Paying them more is just the tip of the iceberg. While everyone wants more money to work, many retailers are finding that they must offer incentives and fringe benefits to attract the right type of worker to their stores. That is what 3.9% unemployment levels — which basically means that everyone who wants to work is working — does to a business reliant on finding and keeping good employees.

And, as competing with online retailers becomes more intense, merchants hopefully understand that having qualified employees in-store who are willing, able and ready to assist consumers is their first line of defense.

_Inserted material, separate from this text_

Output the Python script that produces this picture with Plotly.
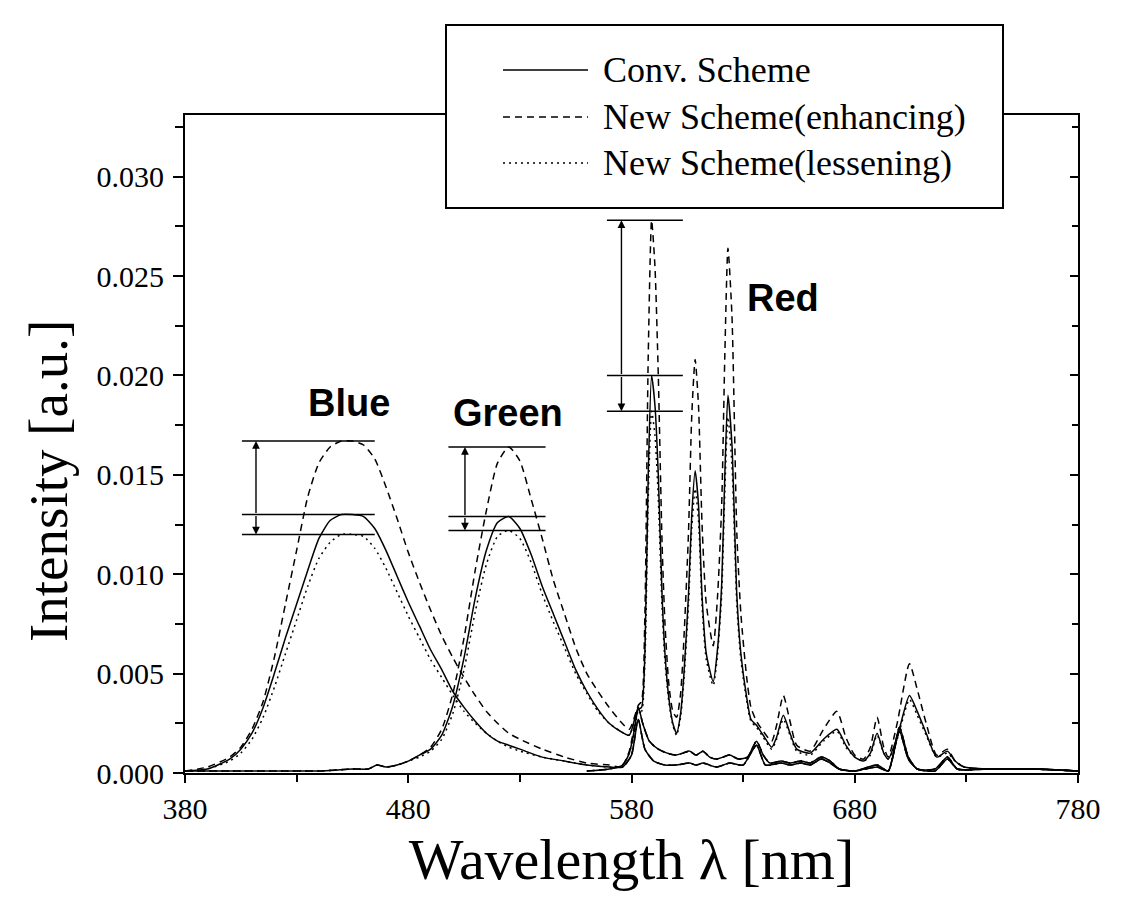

Subsidizing college tuition is just one tactic retailers must use. Besides the oft-mentioned pay increases, merchants like Walmart, Target and the major drug store chains are becoming much more willing to offer such perks as maternity leave for both sexes, extra sick and vacation days, and even providing assistance with childcare. Yes, this is going to hit the bottom line, but, frankly, it is not only the right thing to do, but the only thing to do.

Interestingly, such retail operations as Wegmans, Publix and H-E-B, to name a few, have long appeared on ‘best places to work’ lists compiled by various groups and national magazines. Is there a coincidence that many of these same retailers are regularly among the best and most profitable retail operations in the country? I don’t think so.